Lì è una faccenda incredibile. Perché vai a rubare a casa dei ladri. Sei lì, dove la musica che ti ha ispirato è nata, e dove praticamente la suonano tutti, in ogni angolo di strada, e hai di fronte un pubblico che volendo potrebbe farti a pezzi. Quando riesci a portare a casa la serata, e fortunatamente mi è sempre andata così, ne esci decisamente rinforzato. Perché sai che sconti, lì, non ne fanno. Ma non hanno neanche pregiudizi. Arriva un italiano che propone musica suonata col dobro, con la national guitar, con quelle sonorità lì? Bene, andiamo ad ascoltarlo e poi vediamo se ci sa fare o meno
Siamo sempre lì, la musica non ha filtri. Non dovrebbe averne.
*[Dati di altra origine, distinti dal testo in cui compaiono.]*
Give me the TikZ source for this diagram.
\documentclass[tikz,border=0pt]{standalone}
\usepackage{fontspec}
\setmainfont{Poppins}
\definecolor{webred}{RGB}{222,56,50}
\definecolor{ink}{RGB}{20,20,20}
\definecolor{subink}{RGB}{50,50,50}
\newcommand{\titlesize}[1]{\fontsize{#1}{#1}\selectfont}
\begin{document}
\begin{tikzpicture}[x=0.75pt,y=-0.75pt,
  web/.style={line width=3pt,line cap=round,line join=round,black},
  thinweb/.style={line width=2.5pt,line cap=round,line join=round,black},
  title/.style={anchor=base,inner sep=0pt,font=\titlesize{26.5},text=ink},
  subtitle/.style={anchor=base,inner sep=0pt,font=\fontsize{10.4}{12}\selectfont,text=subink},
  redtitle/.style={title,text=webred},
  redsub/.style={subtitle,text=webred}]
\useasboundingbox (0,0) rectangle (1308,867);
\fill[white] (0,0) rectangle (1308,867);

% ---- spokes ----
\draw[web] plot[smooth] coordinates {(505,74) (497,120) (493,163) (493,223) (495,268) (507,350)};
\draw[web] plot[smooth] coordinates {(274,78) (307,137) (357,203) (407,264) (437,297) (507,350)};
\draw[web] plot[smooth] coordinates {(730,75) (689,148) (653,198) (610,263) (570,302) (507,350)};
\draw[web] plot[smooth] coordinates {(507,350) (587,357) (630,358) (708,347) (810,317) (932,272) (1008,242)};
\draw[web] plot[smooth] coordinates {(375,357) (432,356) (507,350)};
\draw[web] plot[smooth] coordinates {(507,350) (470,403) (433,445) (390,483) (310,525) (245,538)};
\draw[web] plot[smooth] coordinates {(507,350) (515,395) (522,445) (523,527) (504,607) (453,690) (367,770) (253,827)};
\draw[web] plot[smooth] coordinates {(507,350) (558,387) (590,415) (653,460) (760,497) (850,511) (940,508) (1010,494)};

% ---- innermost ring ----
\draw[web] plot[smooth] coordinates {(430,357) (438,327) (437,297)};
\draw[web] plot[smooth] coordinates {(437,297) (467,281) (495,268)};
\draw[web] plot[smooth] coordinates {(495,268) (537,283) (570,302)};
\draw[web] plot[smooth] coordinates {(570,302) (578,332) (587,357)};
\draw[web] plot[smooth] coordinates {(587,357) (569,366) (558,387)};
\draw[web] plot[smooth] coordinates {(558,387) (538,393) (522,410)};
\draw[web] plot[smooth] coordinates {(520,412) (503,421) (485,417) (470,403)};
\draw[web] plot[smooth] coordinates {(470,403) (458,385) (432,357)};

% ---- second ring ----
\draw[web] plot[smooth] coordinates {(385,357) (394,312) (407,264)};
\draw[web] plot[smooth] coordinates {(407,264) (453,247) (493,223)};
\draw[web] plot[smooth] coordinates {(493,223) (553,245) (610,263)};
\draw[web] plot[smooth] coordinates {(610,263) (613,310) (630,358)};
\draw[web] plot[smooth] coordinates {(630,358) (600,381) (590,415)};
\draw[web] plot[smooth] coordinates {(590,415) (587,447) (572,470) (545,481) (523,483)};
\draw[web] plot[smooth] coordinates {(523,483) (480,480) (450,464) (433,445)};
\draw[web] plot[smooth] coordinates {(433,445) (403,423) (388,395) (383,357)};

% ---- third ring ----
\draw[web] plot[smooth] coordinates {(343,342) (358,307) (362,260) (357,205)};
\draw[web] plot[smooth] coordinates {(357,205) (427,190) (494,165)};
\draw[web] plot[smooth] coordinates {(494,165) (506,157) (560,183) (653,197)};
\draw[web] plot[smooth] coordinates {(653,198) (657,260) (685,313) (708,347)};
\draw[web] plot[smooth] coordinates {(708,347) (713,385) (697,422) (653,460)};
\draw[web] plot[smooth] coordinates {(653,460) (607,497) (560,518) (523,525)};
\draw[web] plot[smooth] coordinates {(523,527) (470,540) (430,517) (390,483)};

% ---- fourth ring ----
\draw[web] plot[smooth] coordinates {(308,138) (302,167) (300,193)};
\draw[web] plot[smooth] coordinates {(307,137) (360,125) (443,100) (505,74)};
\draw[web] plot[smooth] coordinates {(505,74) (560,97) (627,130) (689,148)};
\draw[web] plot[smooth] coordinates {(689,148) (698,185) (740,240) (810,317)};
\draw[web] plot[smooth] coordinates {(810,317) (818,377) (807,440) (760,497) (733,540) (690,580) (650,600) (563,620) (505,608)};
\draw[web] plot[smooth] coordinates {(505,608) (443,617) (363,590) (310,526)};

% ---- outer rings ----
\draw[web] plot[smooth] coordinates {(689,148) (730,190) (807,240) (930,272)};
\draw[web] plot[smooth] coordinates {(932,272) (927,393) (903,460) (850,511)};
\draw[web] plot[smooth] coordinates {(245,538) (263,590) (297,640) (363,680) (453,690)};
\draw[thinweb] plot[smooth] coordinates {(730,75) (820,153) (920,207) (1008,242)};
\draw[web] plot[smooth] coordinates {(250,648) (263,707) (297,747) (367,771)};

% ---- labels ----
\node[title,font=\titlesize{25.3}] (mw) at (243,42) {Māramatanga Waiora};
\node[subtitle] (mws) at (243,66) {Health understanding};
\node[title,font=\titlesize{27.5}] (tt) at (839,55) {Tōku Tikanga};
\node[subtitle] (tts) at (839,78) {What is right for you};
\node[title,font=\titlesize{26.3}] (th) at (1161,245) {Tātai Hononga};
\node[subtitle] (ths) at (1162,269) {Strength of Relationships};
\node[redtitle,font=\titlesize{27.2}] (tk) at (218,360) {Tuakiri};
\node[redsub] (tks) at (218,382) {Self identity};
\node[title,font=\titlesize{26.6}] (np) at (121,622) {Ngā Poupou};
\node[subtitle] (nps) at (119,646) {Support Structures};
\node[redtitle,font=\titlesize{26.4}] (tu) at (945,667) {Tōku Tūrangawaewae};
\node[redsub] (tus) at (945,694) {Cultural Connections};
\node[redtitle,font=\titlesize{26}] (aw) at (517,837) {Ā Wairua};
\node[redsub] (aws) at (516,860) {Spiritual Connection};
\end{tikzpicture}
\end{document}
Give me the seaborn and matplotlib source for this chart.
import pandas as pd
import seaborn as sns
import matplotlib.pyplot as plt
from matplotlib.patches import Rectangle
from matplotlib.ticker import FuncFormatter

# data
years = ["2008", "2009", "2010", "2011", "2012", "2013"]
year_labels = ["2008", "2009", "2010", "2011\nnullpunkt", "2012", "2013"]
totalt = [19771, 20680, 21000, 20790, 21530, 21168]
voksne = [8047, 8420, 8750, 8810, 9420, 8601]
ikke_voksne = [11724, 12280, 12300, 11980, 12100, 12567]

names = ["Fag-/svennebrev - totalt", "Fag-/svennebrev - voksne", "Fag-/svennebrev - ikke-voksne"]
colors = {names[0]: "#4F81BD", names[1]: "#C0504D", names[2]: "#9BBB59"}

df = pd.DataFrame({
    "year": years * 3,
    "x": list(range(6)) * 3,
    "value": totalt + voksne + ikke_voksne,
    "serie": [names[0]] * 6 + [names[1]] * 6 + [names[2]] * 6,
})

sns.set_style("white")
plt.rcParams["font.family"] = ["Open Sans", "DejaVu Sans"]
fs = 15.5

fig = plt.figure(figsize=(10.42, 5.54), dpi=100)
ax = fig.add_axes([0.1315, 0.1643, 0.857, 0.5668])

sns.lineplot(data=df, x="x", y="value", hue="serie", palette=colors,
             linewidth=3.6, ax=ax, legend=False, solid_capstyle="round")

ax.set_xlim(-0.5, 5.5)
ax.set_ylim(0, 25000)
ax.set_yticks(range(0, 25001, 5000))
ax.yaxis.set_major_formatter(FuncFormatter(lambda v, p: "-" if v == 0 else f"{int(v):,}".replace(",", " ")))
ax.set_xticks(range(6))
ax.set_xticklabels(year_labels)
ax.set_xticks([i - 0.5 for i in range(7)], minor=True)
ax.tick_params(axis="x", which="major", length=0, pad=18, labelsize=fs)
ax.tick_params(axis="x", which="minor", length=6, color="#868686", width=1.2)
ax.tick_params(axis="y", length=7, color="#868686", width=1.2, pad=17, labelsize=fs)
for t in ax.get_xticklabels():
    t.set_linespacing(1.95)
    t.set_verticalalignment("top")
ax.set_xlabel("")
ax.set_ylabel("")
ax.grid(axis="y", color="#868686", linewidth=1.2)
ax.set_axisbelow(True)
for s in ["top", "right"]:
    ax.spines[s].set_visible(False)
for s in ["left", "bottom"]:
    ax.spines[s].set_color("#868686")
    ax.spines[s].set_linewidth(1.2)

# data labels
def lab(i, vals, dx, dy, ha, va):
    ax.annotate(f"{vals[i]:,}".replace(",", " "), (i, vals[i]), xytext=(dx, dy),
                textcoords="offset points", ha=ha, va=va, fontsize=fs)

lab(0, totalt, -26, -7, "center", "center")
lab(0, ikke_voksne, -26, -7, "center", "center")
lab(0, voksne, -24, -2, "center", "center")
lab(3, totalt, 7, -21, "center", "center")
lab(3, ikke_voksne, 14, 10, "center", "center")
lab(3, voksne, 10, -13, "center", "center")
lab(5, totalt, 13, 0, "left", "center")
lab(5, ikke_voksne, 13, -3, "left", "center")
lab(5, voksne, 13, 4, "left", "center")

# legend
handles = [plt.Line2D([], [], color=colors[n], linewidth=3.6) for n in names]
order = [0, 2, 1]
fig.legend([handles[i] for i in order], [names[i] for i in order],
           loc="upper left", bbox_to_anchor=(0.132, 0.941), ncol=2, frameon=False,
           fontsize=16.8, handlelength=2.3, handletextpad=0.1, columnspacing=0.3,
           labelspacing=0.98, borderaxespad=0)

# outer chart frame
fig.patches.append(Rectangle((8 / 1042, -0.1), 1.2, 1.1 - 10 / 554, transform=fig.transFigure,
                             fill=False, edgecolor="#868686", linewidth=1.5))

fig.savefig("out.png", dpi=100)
Io continuo a fare musica sempre per lo stesso motivo, da quando ho iniziato. Il fatto che mi capiti di farlo in giro per il mondo non cambia certo l’attitudine. Per questo, è successo oggi che stiamo chiacchierando, posso starmene due settimane in Giappone, tornare di notte e l’indomani affrontare interviste senza viverlo come un peso. Perché suonare, cantare, scrivere canzoni, anche parlare di musica, è la passione che mi muove da sempre. Nella vita, lo so, mi è capitato di essere al posto giusto al momento giusto un sacco di volte, come quella volta che ho chiesto a Pavarotti di cantare in Miserere. Ci ho provato, perché avevo questa canzone che avrebbe potuto cantare solo lui, e quando l’ho chiamato a casa, perché all’epoca ci si parlava ancora coi telefoni fissi, mi ha risposto sua figlia che era una mia fan, permettendo sicuramente che quantomeno l’incontro prendesse una piega positiva. Poi, è storia vecchia, quando sono andato da lui, il giorno dopo, e ci siamo trovati faccia a faccia, ho capito che dovevo tentare il tutto per tutto. Dopo una giornata passata a chiacchierare, senza mai sfiorare l’argomento Miserere, e giocare a carte, ho tirato fuori una cassettina col brano, l’abbiamo sentita e gli ho chiesto di cantarla. Lui se ne è detto entusiasta, ma ha detto che aveva troppi impegni. A quel punto ho preso il nastro e l’ho buttato nel camino, con gesto da melodramma napoletano. Ne aevo con me altre cinque o sei copie, ma il maestro, uomo d’altri tempi, ha pensato fosse l’unica. Ha detto che ero un pazzo, che non dovevo buttare via una così bella canzone e alla fine ha accettato. A volte tocca arrischiare, perché se si sta fermi le cose non succedono.